Lydia’s death notice in the Norwich Courier was indexed in the Hale Collection of Newspaper Marriage and Death Notices.  I looked at the index on microfilm that I ordered at the local Family History Center.  I knew the newspaper announcement wouldn’t give many more details than the index but I wanted it anyway.  The Courier from 1849 is hard to find, so, checking in the Library of Congress’s “Chronicling America” “U.S. Newspaper Directory 1690 – present” I found the Courier for 1849 and drilled down to “view complete holdings information”.  This showed me some rather old data about the libraries where those issues were held.  But it worked, and I located that issue at the New London County Historical Society.  The society allows you to purchase a copy of an article; I sent them a check and they emailed it to me.  They were very nice to deal with.   Here it is:death notice of Lydia

I think of her as MY Lydia Miner because I am always looking for her, but finding, instead, other Lydia Miners.  The closest Lydia Miner I have found is the one born in Stonington, Conn. 24 Jan 1787 to Ludowick and Jerusha (Peabody) Miner.  According to many, she married Paul B Maine on 6 Jun 1804, and died in Chenango, NY 4 Jul 1874.  I have a list in my files of 8 other Lydia Miners that, likewise, didn’t make the cut.

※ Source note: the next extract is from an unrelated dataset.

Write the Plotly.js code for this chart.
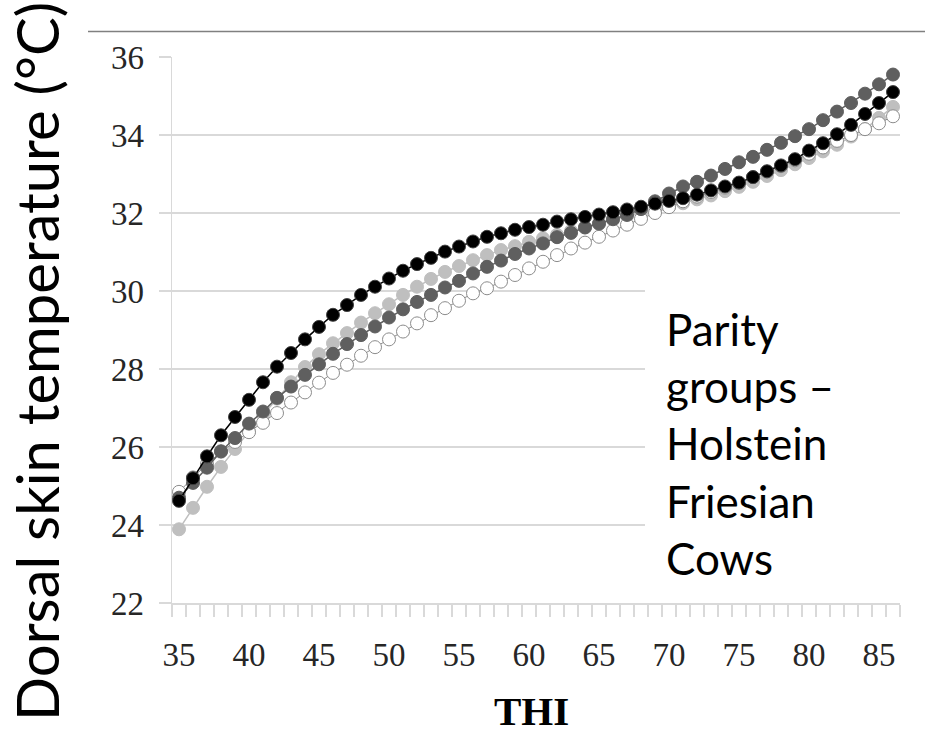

The reason I say that Lydia and Russell had 14 children is a passage from a book called History of Floyd County, Iowa (1882) where their son Williard is memorialized:

Williard Lanphere,  farmer, postoffice, Charles City; son of Russell and  Lydia (Miner)  Lanphere, natives of Connecticut, where they died. Williard was  born  Feb. 25, 1820, in Connecticut, where he was educated. He is one of a  family of fourteen, and is the tenth child. He went to New York in 1836,  remaining  about seven years; thence to Ohio for a short time; thence  to Wisconsin, and  then to Iowa in 1852, and to Floyd County in 1856,  where he entered land; he has  now a farm of forty acres on section 24,  Cedar Township. In 1848 he married  Mary, daughter of Isaac and Mary  (Sawyer) Hoisington, natives of Vermont and Massachusetts respectively.  By this union there have been eight  children, four living – Carrie  (wife of Everton Canfield), Franklin, Phineas and Olive.  Mr. and Mrs.  Lanphere are members of the Wesleyan Methodist church. He votes the  Democratic ticket.

There are no birth records for Lydia’s 14 children, that I have found.  I did go to Norwich VR Department but to no avail. I have more or less collected evidence of 6 of the 14 children:

Norwich Falls, oil on canvas, John Trumbull, 1806

Lucy Ann Lamphere, 1808-1865

Lydia Lamphere, 1808-1853

Eliza Elizabeth Lamphere, 1811-1896

Russell R Lamphere, 1817-1898

William Lamphere, 1820-1901

Williard Lamphere, 1820 -

If my dates are correct, there may be two pairs of twins.  I have found others who COULD be their children, but no real evidence.  My ggg-grandfather is Russell R Lamphere.  Looking at the list, a couple of things strike me.  If they were married in 1807, Lucy Ann is likely the first child, so the name Lucy is significant.  I know of no Lucy’s in the Lamphere line.  It could be Lydia’s mother’s name.  Another thing, if it took them until 1817 to name a child Russell Jr, then they either had all daughters before then, or named the sons after some other close relatives — so finding additional sons may give me additional clues.

This story is not over.  I have a few ideas, specifically:

  • to keep trying to find Lydia’s parents in Rhode Island, since previously I have mostly concentrated on Connecticut
  • to search that “Lucy Miner” name
  • to satisfy myself once and for all that she is NOT the Ludowick Miner daughter.